- Awarded for: quality banda music albums
- Country: United States
- Presented by: National Academy of Recording Arts and Sciences
- First award: 2007
- Final award: 2011
- Website: grammy.com

= Grammy Award for Best Banda Album =

Grammy Award

The Grammy Award for Best Banda Album was an award presented at the Grammy Awards, a ceremony that was established in 1958 and originally called the Gramophone Awards, to recording artists for quality albums in the banda music genre.

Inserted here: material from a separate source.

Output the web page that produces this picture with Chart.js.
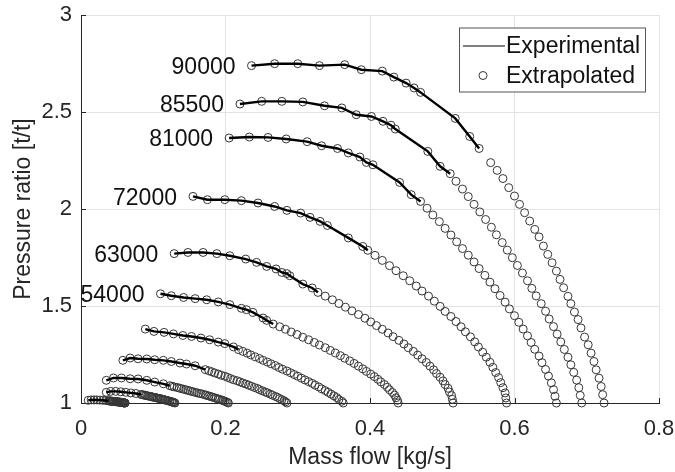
<!DOCTYPE html>
<html>
<head>
<meta charset="utf-8">
<script src="https://cdn.jsdelivr.net/npm/chart.js@4.4.0/dist/chart.umd.min.js"></script>
<style>
  html, body { margin: 0; padding: 0; background: #fff; }
</style>
</head>
<body>
<canvas id="chart" width="675" height="472"></canvas>
<script>
// speed lines, top to bottom (only the first six are labelled in the figure)
const speeds = ["90000", "85500", "81000", "72000", "63000", "54000", "45000", "36000", "27000", "18000", "9000"];
const labelledCount = 6;

const xTicks = [0, 0.2, 0.4, 0.6, 0.8];
const yTicks = [1, 1.5, 2, 2.5, 3];

// [mass flow, pressure ratio]
const exp90000 = [[0.236,2.739],[0.268,2.749],[0.300,2.749],[0.330,2.739],[0.365,2.744],[0.388,2.718],[0.417,2.711],[0.433,2.680],[0.450,2.649],[0.461,2.624],[0.470,2.601],[0.518,2.467],[0.538,2.374],[0.551,2.312]];
const ext90000 = [[0.567,2.239],[0.576,2.199],[0.584,2.157],[0.592,2.110],[0.600,2.067],[0.607,2.024],[0.614,1.981],[0.621,1.938],[0.628,1.895],[0.634,1.856],[0.640,1.809],[0.646,1.766],[0.652,1.723],[0.658,1.680],[0.663,1.637],[0.668,1.594],[0.674,1.550],[0.678,1.512],[0.683,1.469],[0.688,1.430],[0.692,1.387],[0.697,1.340],[0.702,1.300],[0.706,1.257],[0.710,1.214],[0.713,1.171],[0.717,1.128],[0.720,1.085],[0.722,1.043],[0.724,1.000]];

const exp85500 = [[0.220,2.541],[0.250,2.555],[0.278,2.555],[0.307,2.552],[0.337,2.532],[0.361,2.521],[0.381,2.486],[0.402,2.477],[0.418,2.452],[0.429,2.432],[0.435,2.412],[0.480,2.297],[0.497,2.220],[0.511,2.182]];
const ext85500 = [[0.519,2.143],[0.528,2.103],[0.536,2.064],[0.544,2.024],[0.552,1.985],[0.560,1.946],[0.568,1.906],[0.575,1.867],[0.583,1.827],[0.590,1.788],[0.597,1.749],[0.604,1.709],[0.611,1.670],[0.618,1.630],[0.624,1.591],[0.630,1.552],[0.637,1.512],[0.643,1.473],[0.648,1.433],[0.654,1.394],[0.659,1.355],[0.664,1.315],[0.669,1.276],[0.674,1.236],[0.678,1.197],[0.682,1.158],[0.686,1.118],[0.689,1.079],[0.691,1.039],[0.693,1.000]];

const exp81000 = [[0.205,2.366],[0.233,2.371],[0.259,2.369],[0.284,2.361],[0.313,2.347],[0.333,2.326],[0.355,2.312],[0.370,2.289],[0.386,2.268],[0.395,2.240],[0.404,2.228],[0.441,2.137],[0.457,2.074],[0.470,2.039]];
const ext81000 = [[0.479,2.004],[0.487,1.969],[0.496,1.935],[0.504,1.900],[0.512,1.866],[0.520,1.831],[0.528,1.796],[0.536,1.762],[0.544,1.727],[0.551,1.693],[0.559,1.658],[0.566,1.623],[0.573,1.589],[0.580,1.554],[0.587,1.520],[0.593,1.485],[0.600,1.450],[0.606,1.416],[0.612,1.381],[0.618,1.346],[0.623,1.312],[0.628,1.277],[0.634,1.242],[0.638,1.208],[0.643,1.173],[0.647,1.139],[0.651,1.104],[0.654,1.069],[0.656,1.035],[0.658,1.000]];

const exp72000 = [[0.155,2.065],[0.175,2.048],[0.199,2.048],[0.222,2.043],[0.245,2.031],[0.268,2.013],[0.285,1.993],[0.304,1.979],[0.317,1.957],[0.331,1.936],[0.341,1.915],[0.370,1.851],[0.390,1.807],[0.397,1.787]];
const ext72000 = [[0.407,1.761],[0.417,1.735],[0.427,1.708],[0.436,1.682],[0.446,1.656],[0.455,1.630],[0.464,1.603],[0.472,1.577],[0.481,1.551],[0.489,1.525],[0.497,1.498],[0.504,1.472],[0.512,1.446],[0.519,1.420],[0.526,1.393],[0.532,1.367],[0.539,1.341],[0.545,1.315],[0.550,1.289],[0.556,1.262],[0.561,1.236],[0.566,1.210],[0.570,1.184],[0.574,1.157],[0.578,1.131],[0.581,1.105],[0.584,1.079],[0.587,1.052],[0.588,1.026],[0.589,1.000]];

const exp63000 = [[0.129,1.770],[0.148,1.776],[0.169,1.776],[0.188,1.770],[0.206,1.759],[0.228,1.742],[0.243,1.725],[0.257,1.704],[0.270,1.691],[0.278,1.673],[0.285,1.667],[0.289,1.656],[0.307,1.613],[0.320,1.593],[0.328,1.570]];
const ext63000 = [[0.338,1.551],[0.348,1.532],[0.357,1.513],[0.366,1.494],[0.375,1.475],[0.384,1.456],[0.393,1.437],[0.401,1.418],[0.409,1.399],[0.417,1.380],[0.425,1.361],[0.432,1.342],[0.440,1.323],[0.447,1.304],[0.453,1.285],[0.460,1.266],[0.466,1.247],[0.472,1.228],[0.478,1.209],[0.483,1.190],[0.488,1.171],[0.492,1.152],[0.497,1.133],[0.501,1.114],[0.504,1.095],[0.508,1.076],[0.510,1.057],[0.513,1.038],[0.514,1.019],[0.515,1.000]];

const exp54000 = [[0.110,1.563],[0.125,1.553],[0.142,1.544],[0.158,1.538],[0.174,1.532],[0.190,1.521],[0.206,1.507],[0.222,1.488],[0.229,1.481],[0.238,1.467],[0.252,1.438],[0.257,1.426],[0.266,1.407]];
const ext54000 = [[0.275,1.393],[0.283,1.380],[0.291,1.366],[0.299,1.353],[0.307,1.339],[0.315,1.326],[0.323,1.312],[0.330,1.299],[0.338,1.285],[0.345,1.271],[0.352,1.258],[0.359,1.244],[0.365,1.231],[0.372,1.217],[0.378,1.204],[0.384,1.190],[0.390,1.176],[0.395,1.163],[0.401,1.149],[0.406,1.136],[0.411,1.122],[0.415,1.109],[0.420,1.095],[0.424,1.081],[0.427,1.068],[0.431,1.054],[0.434,1.041],[0.436,1.027],[0.438,1.014],[0.439,1.000]];

const exp45000 = [[0.089,1.381],[0.101,1.369],[0.115,1.364],[0.128,1.356],[0.141,1.348],[0.153,1.343],[0.166,1.335],[0.178,1.326],[0.190,1.314],[0.199,1.306],[0.211,1.289],[0.218,1.275]];
const ext45000 = [[0.224,1.266],[0.230,1.257],[0.235,1.248],[0.241,1.238],[0.247,1.229],[0.252,1.220],[0.258,1.211],[0.263,1.202],[0.269,1.193],[0.274,1.183],[0.279,1.174],[0.285,1.165],[0.290,1.156],[0.295,1.147],[0.300,1.138],[0.305,1.128],[0.310,1.119],[0.315,1.110],[0.320,1.101],[0.324,1.092],[0.329,1.083],[0.333,1.073],[0.338,1.064],[0.342,1.055],[0.346,1.046],[0.350,1.037],[0.354,1.028],[0.357,1.018],[0.361,1.009],[0.363,1.000]];

const exp36000 = [[0.058,1.220],[0.068,1.232],[0.079,1.228],[0.091,1.227],[0.102,1.223],[0.114,1.220],[0.125,1.214],[0.137,1.206],[0.146,1.201],[0.158,1.192],[0.172,1.172]];
const ext36000 = [[0.177,1.166],[0.181,1.161],[0.185,1.155],[0.190,1.149],[0.194,1.143],[0.199,1.138],[0.203,1.132],[0.207,1.126],[0.211,1.120],[0.216,1.115],[0.220,1.109],[0.224,1.103],[0.228,1.098],[0.232,1.092],[0.236,1.086],[0.240,1.080],[0.244,1.075],[0.247,1.069],[0.251,1.063],[0.255,1.057],[0.258,1.052],[0.262,1.046],[0.265,1.040],[0.269,1.034],[0.272,1.029],[0.275,1.023],[0.278,1.017],[0.281,1.012],[0.283,1.006],[0.285,1.000]];

const exp27000 = [[0.035,1.117],[0.045,1.129],[0.056,1.129],[0.068,1.125],[0.079,1.124],[0.091,1.117],[0.102,1.108],[0.114,1.099],[0.123,1.089]];
const ext27000 = [[0.126,1.086],[0.129,1.083],[0.133,1.080],[0.136,1.077],[0.139,1.074],[0.142,1.071],[0.145,1.068],[0.148,1.065],[0.151,1.062],[0.154,1.059],[0.157,1.056],[0.160,1.053],[0.163,1.050],[0.166,1.048],[0.169,1.045],[0.172,1.042],[0.174,1.039],[0.177,1.036],[0.180,1.033],[0.182,1.030],[0.185,1.027],[0.187,1.024],[0.190,1.021],[0.192,1.018],[0.195,1.015],[0.197,1.012],[0.199,1.009],[0.201,1.006],[0.203,1.003],[0.204,1.000]];

const exp18000 = [[0.035,1.055],[0.041,1.060],[0.048,1.060],[0.055,1.058],[0.062,1.055],[0.069,1.052],[0.076,1.049],[0.083,1.044]];
const ext18000 = [[0.085,1.043],[0.087,1.041],[0.089,1.040],[0.090,1.038],[0.092,1.037],[0.094,1.035],[0.096,1.034],[0.098,1.032],[0.099,1.031],[0.101,1.029],[0.103,1.028],[0.105,1.026],[0.106,1.025],[0.108,1.024],[0.110,1.022],[0.111,1.021],[0.113,1.019],[0.114,1.018],[0.116,1.016],[0.117,1.015],[0.119,1.013],[0.120,1.012],[0.122,1.010],[0.123,1.009],[0.125,1.007],[0.126,1.006],[0.127,1.004],[0.128,1.003],[0.129,1.002],[0.130,1.000]];

const exp9000 = [[0.010,1.014],[0.014,1.016],[0.018,1.016],[0.022,1.016],[0.026,1.015],[0.030,1.014],[0.034,1.013],[0.038,1.011]];
const ext9000 = [[0.039,1.011],[0.040,1.010],[0.041,1.010],[0.042,1.010],[0.043,1.009],[0.043,1.009],[0.044,1.008],[0.045,1.008],[0.046,1.008],[0.047,1.007],[0.048,1.007],[0.049,1.007],[0.049,1.006],[0.050,1.006],[0.051,1.006],[0.052,1.005],[0.053,1.005],[0.053,1.004],[0.054,1.004],[0.055,1.004],[0.056,1.003],[0.056,1.003],[0.057,1.003],[0.058,1.002],[0.058,1.002],[0.059,1.002],[0.060,1.001],[0.060,1.001],[0.061,1.000],[0.061,1.000]];

const experimental = [exp90000, exp85500, exp81000, exp72000, exp63000, exp54000, exp45000, exp36000, exp27000, exp18000, exp9000];
const extrapolated = [ext90000, ext85500, ext81000, ext72000, ext63000, ext54000, ext45000, ext36000, ext27000, ext18000, ext9000];

const FONT = '"Liberation Sans", Arial, sans-serif';
const TEXT = "#262626";

const toXY = p => ({ x: p[0], y: p[1] });

const datasets = [];
speeds.forEach((speed, i) => {
  datasets.push({
    label: "Experimental",
    data: experimental[i].map(toXY),
    showLine: true,
    borderColor: "#000",
    borderWidth: 2.4,
    pointRadius: 0,
    tension: 0,
    clip: false,
    order: 0,
  });
  datasets.push({
    label: "Extrapolated",
    data: experimental[i].concat(extrapolated[i]).map(toXY),
    showLine: false,
    pointRadius: 4,
    pointBorderWidth: 1,
    pointBorderColor: "#363636",
    pointBackgroundColor: "rgba(0,0,0,0)",
    clip: false,
    order: 1,
  });
});

// inward ticks, speed labels and the legend box
const decorPlugin = {
  id: "decor",
  afterDraw(chart) {
    const { ctx, chartArea } = chart;
    const xs = chart.scales.x;
    const ys = chart.scales.y;
    ctx.save();

    ctx.strokeStyle = TEXT;
    ctx.lineWidth = 1;
    ctx.beginPath();
    xTicks.forEach(v => {
      const px = Math.round(xs.getPixelForValue(v)) + 0.5;
      ctx.moveTo(px, chartArea.bottom);
      ctx.lineTo(px, chartArea.bottom - 5);
    });
    yTicks.forEach(v => {
      const py = Math.round(ys.getPixelForValue(v)) + 0.5;
      ctx.moveTo(chartArea.left, py);
      ctx.lineTo(chartArea.left + 5, py);
    });
    ctx.stroke();

    // speed labels sit left of the first point of each line
    ctx.fillStyle = "#111";
    ctx.font = "23px " + FONT;
    ctx.textAlign = "right";
    ctx.textBaseline = "middle";
    for (let i = 0; i < labelledCount; i++) {
      const first = experimental[i][0];
      const px = xs.getPixelForValue(first[0]);
      const py = ys.getPixelForValue(first[1]);
      ctx.fillText(speeds[i], px - 16, py + 2);
    }

    // legend
    const left = chartArea.right - 200;
    const top = chartArea.top + 12.5;
    ctx.fillStyle = "#fff";
    ctx.fillRect(left, top, 187, 65);
    ctx.strokeStyle = "#555";
    ctx.strokeRect(left + 0.5, top + 0.5, 186, 64);

    ctx.strokeStyle = "#000";
    ctx.beginPath();
    ctx.moveTo(left + 4, top + 18.5);
    ctx.lineTo(left + 46, top + 18.5);
    ctx.stroke();

    ctx.strokeStyle = "#363636";
    ctx.beginPath();
    ctx.arc(left + 24, top + 48, 4, 0, Math.PI * 2);
    ctx.stroke();

    ctx.fillStyle = "#111";
    ctx.textAlign = "left";
    ctx.fillText("Experimental", left + 47, top + 19);
    ctx.fillText("Extrapolated", left + 47, top + 49);

    ctx.restore();
  },
};

new Chart(document.getElementById("chart"), {
  type: "scatter",
  data: { datasets },
  options: {
    responsive: false,
    animation: false,
    events: [],
    layout: { padding: 0 },
    plugins: {
      legend: { display: false },
      tooltip: { enabled: false },
    },
    scales: {
      x: {
        type: "linear",
        min: 0,
        max: 0.8,
        afterFit: s => {
          s.height = 69;
          s.paddingLeft = 0;
          s.paddingRight = 16;
        },
        afterBuildTicks: s => { s.ticks = xTicks.map(v => ({ value: v })); },
        ticks: {
          color: TEXT,
          font: { family: FONT, size: 22 },
          padding: 13,
          maxRotation: 0,
          callback: v => String(Math.round(v * 10) / 10),
        },
        grid: { color: "#e3e3e3", drawTicks: false },
        border: { color: TEXT, width: 1 },
        title: {
          display: true,
          text: "Mass flow [kg/s]",
          color: TEXT,
          font: { family: FONT, size: 23 },
          padding: { top: 0, bottom: 1 },
        },
      },
      y: {
        type: "linear",
        min: 1,
        max: 3,
        afterFit: s => {
          s.width = 81;
          s.paddingTop = 15;
          s.paddingBottom = 0;
        },
        afterBuildTicks: s => { s.ticks = yTicks.map(v => ({ value: v })); },
        ticks: {
          color: TEXT,
          font: { family: FONT, size: 22 },
          padding: 9,
          callback: v => String(v),
        },
        grid: { color: "#e3e3e3", drawTicks: false },
        border: { color: TEXT, width: 1 },
        title: {
          display: true,
          text: "Pressure ratio [t/t]",
          color: TEXT,
          font: { family: FONT, size: 23 },
          padding: { top: 10, bottom: 0 },
        },
      },
    },
  },
  plugins: [decorPlugin],
});
</script>
</body>
</html>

Honors in several categories are presented at the ceremony annually by the National Academy of Recording Arts and Sciences of the United States to "honor artistic achievement, technical proficiency, and overall excellence in the recording industry, without regard to album sales or chart position".

The award was first presented to Joan Sebastian in 2007 for the album Más Allá del Sol. Two posthumous nominations were announced for the 50th Grammy Awards (2008) following the deaths of three banda musicians in Mexico within one week. Shortly following the murders of Sergio Gómez, a singer with the group K-Paz de la Sierra, and Zayda Peña of the band Zayda Y Los Culpables, Los Conde trumpet player Jose Luis Aquino was found dead. In December 2007, Grammy organizers announced that Gomez along with singer Valentín Elizalde, who was killed in November 2006, were nominated for awards. Categorized under the Latin field, the award is presented for vocal or instrumental banda albums. As of 2011, Sebastian is the only artist to win the award more than once. The award has been presented to artists or groups originating from Mexico each year to date.

The award was discontinued in 2012 due to a major overhaul of Grammy categories. The Best Banda Album category merged with the Best Norteño Album category to form the new Best Banda or Norteño Album category.

==Recipients==

| Year^{[I]} | Performing artist(s) | Work | Nominees | Ref. |
|---|---|---|---|---|
| 2007 | Joan Sebastian | Más Allá del Sol | Banda Machos – 20 Mil Heridas; Banda El Recodo de Cruz Lizárraga – Mas Fuerte Que Nunca; Cuisillos – Amor Gitano; Ezequiel Peña – A Mucha Honra; |  |
| 2008 | El Chapo | Te Va a Gustar | Corridos (El Potro de Sinaloa) – Los Mejores; Valentín Elizalde – Lobo Domesticado; K-Paz de la Sierra – Conquistando Corazones; Lupillo Rivera – Entre Copas y Botellas; |  |
| 2009 | Joan Sebastian | No es de Madera | Alacranes Musical – Tu Inspiración; Banda el Recodo de Cruz Lizárraga – Que Bonito... ¡Es Lo Bonito!; Cuisillos – Vive y Dejame Vivir; Lupillo Rivera – El Tiro de Gracia; |  |
| 2010 | Lupillo Rivera | Tu Esclavo y Amo | El Güero y Su Banda Centenario – Se Nos Murio El Amor; La Arrolladora Banda El Limón de Rene Camacho – Más Adelante; La Original Banda El Limón de Salvador Lizárraga – Derecho de Antiguedad; |  |
| 2011 | El Güero y Su Banda Centenario | Enamórate De Mí | Banda Los Recoditos – ¡Ando Bien Pedo!; Cuisillos – Caricias Compradas; El Chapo – Con la Fuerza del Corrido; La Arrolladora Banda El Limón – Todo Depende de Tí; |  |

^{} Each year is linked to the article about the Grammy Awards held that year.